Однако не только сенатор выступил против Н. В. Поклонской. Он оказался в уютной компании вместе с коммунистом, депутатом Государственной думы В. Рашкиным. Тот договорился до следующего: «Сегодня прокурор Крыма Наталья Поклонская выступила с совершенно неожиданным заявлением, что отречение Николая II не имело юридической силы. Любому человеку, даже далекому от сферы информации и политики, понятно, что такие «совпадения» не бывают случайными. Кто-то в очередной раз пытается разыграть в России монархическую «карту». Не исключено, что эта игра ведется кланом Ротшильдов, с которым связаны так называемая великая княгиня Мария Кирилловна и ее сын, Георгий Михайлович, из которого определенные силы уже давно пытаются вылепить «законного наследника Российского престола. Мне кажется, российские спецслужбы должны поинтересоваться у Поклонской, кто внушает ей эти в высшей степени сомнительные идеи».

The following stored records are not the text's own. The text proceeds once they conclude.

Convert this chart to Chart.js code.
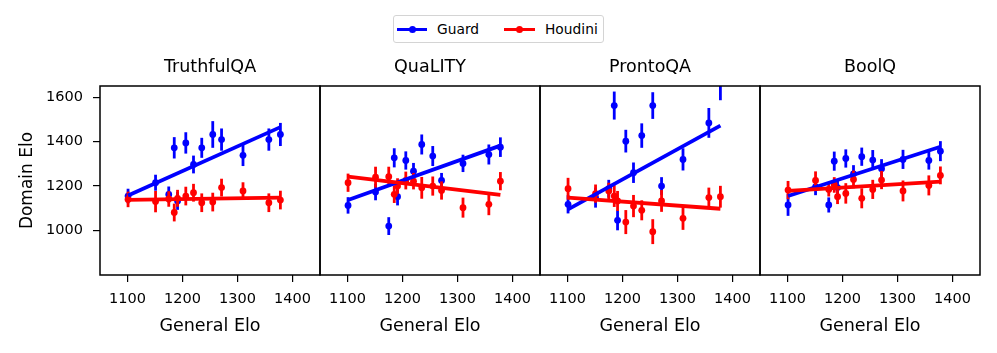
<!DOCTYPE html>
<html><head><meta charset="utf-8">
<script src="https://cdn.jsdelivr.net/npm/chart.js@4.4.1/dist/chart.umd.min.js"></script>
<style>
html,body{margin:0;padding:0;background:#fff;}
#wrap{position:relative;width:997px;height:353px;overflow:hidden;font-family:'DejaVu Sans',sans-serif;}
#wrap canvas{position:absolute;left:0;top:0;}
#legend{position:absolute;left:393px;top:15px;width:211px;height:28px;border:1px solid #d4d4d4;border-radius:3px;background:#fff;box-sizing:border-box;z-index:5;}
.lg-line{position:absolute;height:3px;top:11.5px;}
.lg-dot{position:absolute;width:7px;height:7px;border-radius:50%;top:9.5px;}
.lg-txt{position:absolute;top:3px;font-size:13.8px;line-height:20px;color:#000;white-space:nowrap;}
</style></head>
<body>
<div id="wrap">
  <div id="legend">
    <div class="lg-line" style="left:3px;width:30px;background:#0000ff"></div>
    <div class="lg-dot" style="left:14.5px;background:#0000ff"></div>
    <div class="lg-txt" style="left:43px">Guard</div>
    <div class="lg-line" style="left:110px;width:31px;background:#ff0000"></div>
    <div class="lg-dot" style="left:122px;background:#ff0000"></div>
    <div class="lg-txt" style="left:151px">Houdini</div>
  </div>
</div>
<script>
// ---------- data ----------
const generalElo = [1101, 1151, 1175, 1185, 1191, 1206, 1220, 1235, 1255, 1271, 1310, 1357, 1378];
const panelTitles = ["TruthfulQA", "QuaLITY", "ProntoQA", "BoolQ"];
const xTicks = [1100, 1200, 1300, 1400];
const yTicks = [1000, 1200, 1400, 1600];

const guardTruthfulQA      = [1155, 1215, 1162, 1372, 1133, 1394, 1297, 1372, 1432, 1409, 1338, 1409, 1432];
const guardTruthfulQAErr   = [33, 36, 36, 48, 40, 48, 40, 45, 60, 50, 48, 50, 52];
const houdiniTruthfulQA    = [1140, 1130, 1142, 1081, 1145, 1155, 1170, 1125, 1128, 1193, 1178, 1125, 1137];
const houdiniTruthfulQAErr = [35, 48, 35, 40, 38, 42, 40, 42, 42, 40, 39, 42, 42];
const guardFitTruthfulQA   = [1158, 1465];
const houdiniFitTruthfulQA = [1138, 1148];

const guardQuaLITY      = [1113, 1173, 1020, 1327, 1152, 1315, 1267, 1387, 1335, 1225, 1302, 1342, 1375];
const guardQuaLITYErr   = [37, 37, 40, 43, 39, 41, 37, 45, 45, 34, 39, 45, 44];
const houdiniQuaLITY    = [1215, 1240, 1242, 1163, 1200, 1225, 1222, 1192, 1200, 1180, 1103, 1118, 1222];
const houdiniQuaLITYErr = [41, 47, 45, 39, 35, 40, 37, 49, 43, 41, 45, 49, 41];
const guardFitQuaLITY   = [1137, 1382];
const houdiniFitQuaLITY = [1242, 1160];

const guardProntoQA      = [1118, 1148, 1188, 1562, 1046, 1402, 1260, 1427, 1562, 1200, 1320, 1484, 1680];
const guardProntoQAErr   = [41, 45, 40, 63, 45, 51, 46, 55, 60, 40, 50, 67, 94];
const houdiniProntoQA    = [1188, 1166, 1178, 1155, 1133, 1038, 1110, 1091, 995, 1133, 1055, 1148, 1152];
const houdiniProntoQAErr = [49, 41, 37, 49, 45, 54, 50, 45, 56, 49, 52, 45, 49];
const guardFitProntoQA   = [1095, 1472];
const houdiniFitProntoQA = [1148, 1098];

const guardBoolQ      = [1115, 1196, 1115, 1312, 1193, 1324, 1255, 1332, 1317, 1278, 1320, 1315, 1357];
const guardBoolQErr   = [49, 37, 34, 43, 37, 41, 39, 41, 45, 43, 43, 41, 45];
const houdiniBoolQ    = [1182, 1225, 1185, 1205, 1152, 1167, 1230, 1145, 1185, 1227, 1178, 1203, 1248];
const houdiniBoolQErr = [41, 41, 32, 35, 33, 46, 40, 45, 43, 41, 47, 45, 40];
const guardFitBoolQ   = [1155, 1377];
const houdiniFitBoolQ = [1178, 1220];

// ---------- drawing ----------
Chart.defaults.font.family = "'DejaVu Sans', sans-serif";
Chart.defaults.color = '#000';
const BLUE = '#0000ff', RED = '#ff0000';
const W = 997, H = 353, PANEL_LEFT = 100, PANEL_W = 220;

const errorBarPlugin = {
  id: 'errorBars',
  beforeDatasetDraw(chart, args) {
    const ds = chart.data.datasets[args.index];
    if (!ds.errors) return;
    const ys = chart.scales.y, ctx = chart.ctx, a = chart.chartArea;
    ctx.save();
    ctx.beginPath(); ctx.rect(a.left, a.top, a.right - a.left, a.bottom - a.top); ctx.clip();
    ctx.strokeStyle = ds.borderColor; ctx.lineWidth = 2.8; ctx.lineCap = 'butt';
    args.meta.data.forEach((pt, i) => {
      const v = ds.data[i].y, e = ds.errors[i];
      ctx.beginPath();
      ctx.moveTo(pt.x, ys.getPixelForValue(v - e));
      ctx.lineTo(pt.x, ys.getPixelForValue(v + e));
      ctx.stroke();
    });
    ctx.restore();
  }
};
const boxPlugin = {
  id: 'box',
  afterDatasetsDraw(chart) {
    const a = chart.chartArea, ctx = chart.ctx;
    ctx.save(); ctx.strokeStyle = '#000'; ctx.lineWidth = 1.5;
    ctx.strokeRect(a.left, a.top, a.right - a.left, a.bottom - a.top);
    ctx.restore();
  }
};

function makePanel(idx, title, guard, guardErr, guardFit, houdini, houdiniErr, houdiniFit) {
  const canvas = document.createElement('canvas');
  canvas.width = W; canvas.height = H;
  canvas.style.width = W + 'px'; canvas.style.height = H + 'px';
  document.getElementById('wrap').appendChild(canvas);
  const left = PANEL_LEFT + idx * PANEL_W;
  const xMin = Math.min(...generalElo), xMax = Math.max(...generalElo);
  const pts = arr => generalElo.map((x, i) => ({x, y: arr[i]}));
  new Chart(canvas, {
    type: 'scatter',
    data: { datasets: [
      { label: 'Guard', data: pts(guard), errors: guardErr, borderColor: BLUE, backgroundColor: BLUE,
        pointRadius: 3.4, pointBorderWidth: 0, order: 4 },
      { label: 'Houdini', data: pts(houdini), errors: houdiniErr, borderColor: RED, backgroundColor: RED,
        pointRadius: 3.4, pointBorderWidth: 0, order: 3 },
      { label: 'Guard fit', data: [{x: xMin, y: guardFit[0]}, {x: xMax, y: guardFit[1]}], type: 'line',
        borderColor: BLUE, backgroundColor: BLUE, borderWidth: 3.8, pointRadius: 0, showLine: true, order: 2 },
      { label: 'Houdini fit', data: [{x: xMin, y: houdiniFit[0]}, {x: xMax, y: houdiniFit[1]}], type: 'line',
        borderColor: RED, backgroundColor: RED, borderWidth: 3.8, pointRadius: 0, showLine: true, order: 1 }
    ]},
    options: {
      responsive: false, animation: false, devicePixelRatio: 1,
      layout: { padding: { left: idx === 0 ? 0 : left, right: W - (left + PANEL_W), top: 0, bottom: 0 } },
      plugins: {
        legend: { display: false }, tooltip: { enabled: false },
        title: { display: true, text: title, fullSize: false, color: '#000',
                 font: { size: 17.5, weight: 'normal' }, padding: { top: 57, bottom: 8 } }
      },
      scales: {
        x: {
          type: 'linear', min: 1050, max: 1450,
          afterBuildTicks: s => { s.ticks = xTicks.map(v => ({value: v})); },
          afterFit: s => { s.height = 78; },
          ticks: { font: { size: 14.5 }, color: '#000', padding: 9, maxRotation: 0, callback: v => String(v) },
          grid: { display: true, drawOnChartArea: false, drawTicks: true, tickLength: 7, color: '#000', lineWidth: 1.2 },
          border: { display: false },
          title: { display: true, text: 'General Elo', font: { size: 17.5 }, color: '#000', padding: { top: 0, bottom: 16 } }
        },
        y: {
          type: 'linear', min: 800, max: 1650, display: idx === 0,
          afterBuildTicks: s => { s.ticks = yTicks.map(v => ({value: v})); },
          afterFit: s => { if (idx === 0) s.width = PANEL_LEFT; },
          ticks: { font: { size: 14.5 }, color: '#000', padding: 10, callback: v => String(v) },
          grid: { display: true, drawOnChartArea: false, drawTicks: true, tickLength: 7, color: '#000', lineWidth: 1.2 },
          border: { display: false },
          title: { display: true, text: 'Domain Elo', font: { size: 17 }, color: '#000', padding: { top: 17, bottom: 0 } }
        }
      }
    },
    plugins: [errorBarPlugin, boxPlugin]
  });
}

makePanel(0, panelTitles[0], guardTruthfulQA, guardTruthfulQAErr, guardFitTruthfulQA, houdiniTruthfulQA, houdiniTruthfulQAErr, houdiniFitTruthfulQA);
makePanel(1, panelTitles[1], guardQuaLITY, guardQuaLITYErr, guardFitQuaLITY, houdiniQuaLITY, houdiniQuaLITYErr, houdiniFitQuaLITY);
makePanel(2, panelTitles[2], guardProntoQA, guardProntoQAErr, guardFitProntoQA, houdiniProntoQA, houdiniProntoQAErr, houdiniFitProntoQA);
makePanel(3, panelTitles[3], guardBoolQ, guardBoolQErr, guardFitBoolQ, houdiniBoolQ, houdiniBoolQErr, houdiniFitBoolQ);
</script>
</body></html>
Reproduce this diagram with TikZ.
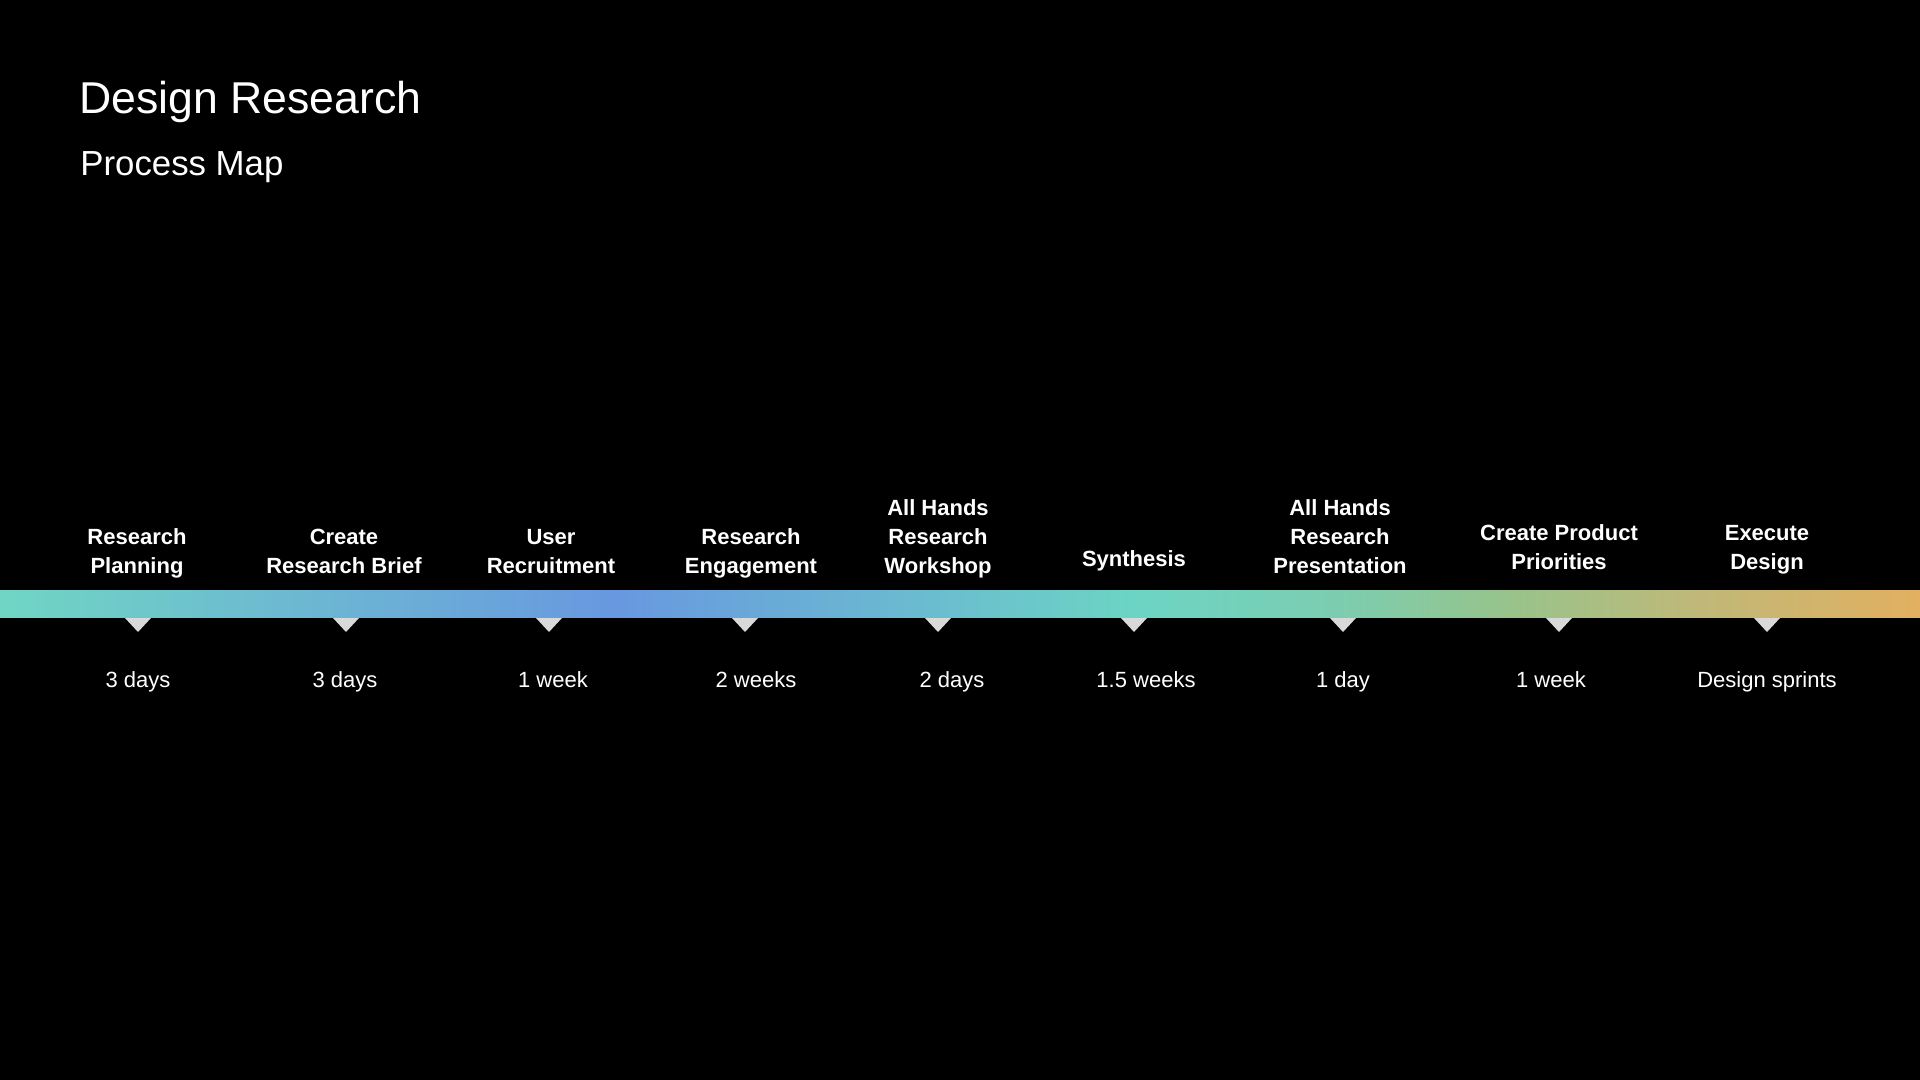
\documentclass[tikz,border=0pt]{standalone}
\usepackage{fontspec}
\setmainfont{Liberation Sans}

\definecolor{barteal}{HTML}{70D6C4}
\definecolor{barblue}{HTML}{6898E0}
\definecolor{barmint}{HTML}{6CD4C4}
\definecolor{bargreen}{HTML}{7CCDB0}
\definecolor{barsage}{HTML}{96C48C}
\definecolor{barolive}{HTML}{C0B878}
\definecolor{barorange}{HTML}{E2B060}
\definecolor{markgray}{HTML}{D9D9D9}

\newcommand{\stagelines}[1]{\begin{tabular}[b]{@{}c@{}}#1\end{tabular}}

\begin{document}
\begin{tikzpicture}[x=0.5pt, y=-0.5pt,
    stagelabel/.style={anchor=base, inner sep=0pt, text=white,
        font=\fontsize{11pt}{14.3pt}\selectfont\bfseries},
    duration/.style={anchor=base, inner sep=0pt, text=white,
        font=\fontsize{11pt}{13pt}\selectfont},
    marker/.style={fill=markgray}]

    % --- background ---
    \useasboundingbox (0,0) rectangle (1920,1080);
    \fill[black] (0,0) rectangle (1920,1080);

    % --- title ---
    \node[anchor=base west, inner sep=0pt, text=white,
        font=\fontsize{22.3pt}{26pt}\selectfont] (title) at (79,114) {Design Research};
    \node[anchor=base west, inner sep=0pt, text=white,
        font=\fontsize{17.4pt}{21pt}\selectfont] (subtitle) at (80,176) {Process Map};

    % --- gradient bar ---
    \foreach \xa/\xb/\ca/\cb in {0/615/barteal/barblue, 615/1132/barblue/barmint,
        1132/1340/barmint/bargreen, 1340/1500/bargreen/barsage,
        1500/1700/barsage/barolive, 1700/1920/barolive/barorange} {
        \shade[left color=\ca, right color=\cb] (\xa,590) rectangle (\xb+0.5,617);
    }

    % --- stages: label, marker, duration ---
    \foreach \lx/\ly/\stage/\tx/\dx/\dur [count=\i] in {
        137/573/{Research\\Planning}/138/138/3 days,
        344/573/{Create\\Research Brief}/346/345/3 days,
        551/573/{User\\Recruitment}/549/553/1 week,
        751/573/{Research\\Engagement}/745/756/2 weeks,
        938/573/{All Hands\\Research\\Workshop}/938/952/2 days,
        1134/566/{Synthesis}/1134/1146/1.5 weeks,
        1340/573/{All Hands\\Research\\Presentation}/1343/1343/1 day,
        1559/569/{Create Product\\Priorities}/1559/1551/1 week,
        1767/569/{Execute\\Design}/1767/1767/Design sprints} {
        \node[stagelabel] (stage\i) at (\lx,\ly) {\stagelines{\stage}};
        \fill[marker] (\tx-13,618) -- (\tx+13,618) -- (\tx,632) -- cycle;
        \node[duration] (dur\i) at (\dx,687) {\dur};
    }

\end{tikzpicture}
\end{document}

Ну, в данном случае, что брать с члена ЦК Компартии? У этих «товарищей» всегда один рецепт в диалогах с несогласными: спецслужбы и Гулаги. Только хочется спросить у «тов.» Рашкина: причем здесь Ротшильды, какая-то «великая княгиня Мария Кирилловна», которой к слову сказать вообще не существует, есть Мария Владимировна, ее сын Георгий, и их претензии на престол, и слова Н. В. Поклонской о том, что отречения Николая II не было? Где логика, «тов.» Рашкин?
А насчет спецслужб, я бы на их месте озаботился другим: почему в условиях тяжелейшей политической ситуации, фактически в условиях новой «холодной войны», когда нужна максимальная концентрация усилий всего общества для поддержки политики Президента, особенно в Крыму, мы видим яростные нападки некоторых представителей верхов нашей законодательной власти на одного из самых преданных России человека, из-за, казалось бы, сосем не принципиального повода? Или все-таки правда об Псковском «манифесте» настолько важна, что любой, кто сомневается или отрицает его подлинность, действует на некоторых словно красная тряпка на быка?